In the supermarket I evaluated crimson tulips briefly before putting them in the basket. My son, who is 10 years old, asked why I buy flowers with our groceries. I bubbled over, excited to part some wisdom with my child. I told him the parable that I had heard sometime in college – that if you have two pennies left in all the world, buy a loaf of bread and a flower with the other. You cannot have one without the other. Coming from a family where it felt like all we had in the world was two pennies, and we always gave one to ourselves and one to our congregation, it resonated with me deeply. Around the time I heard this saying is when I started buying flowers weekly and giving generously to causes I believed in as well as my church.
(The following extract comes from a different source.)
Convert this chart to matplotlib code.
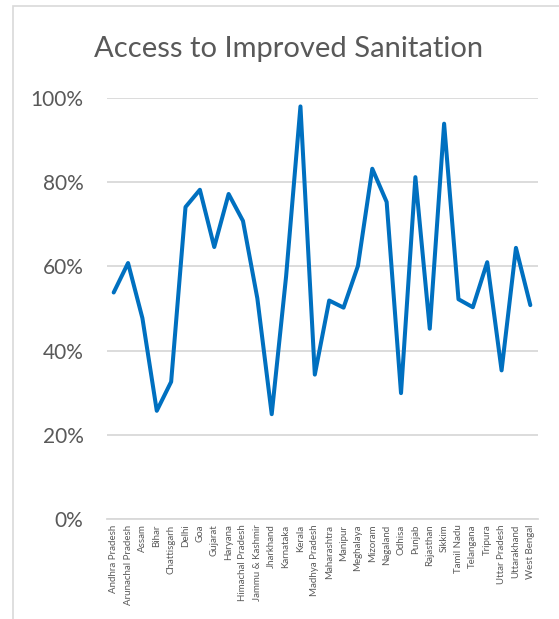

I was ready to engage him about the virtue of flowers, because that always seems to be what people challenge, but he already knew. “Of course,” he said, “what is life without beauty?” You’ll have to excuse my parental pride that wells over, astonished that a 10 year old already understands how to balance bread with beauty.
Of course, bread is just as essential. One of the most memorable quotes from Gandhi is that “There are people in the world who are so hungry, that God cannot appear to them except in the form of bread.” If you’ve only got only one penny, well, buy the bread. It is my ministerial mission to ensure that everyone knows that they are sacred, and that they will not be fed with flowers when they ask for bread.
But the bread that should be given should not be the kind we ourselves would pass over. Everyone should have bread and roses. A practical way to live and an inspiration to keep on living. Even if we have only two pennies left in all the world and are assaulted on all sides, buying a flower anyway turns us away from a scarcity mindset and into abundance. It is not foolish optimism but a faithful promise to ourselves that we deserve the best, and that we will give the best to everyone.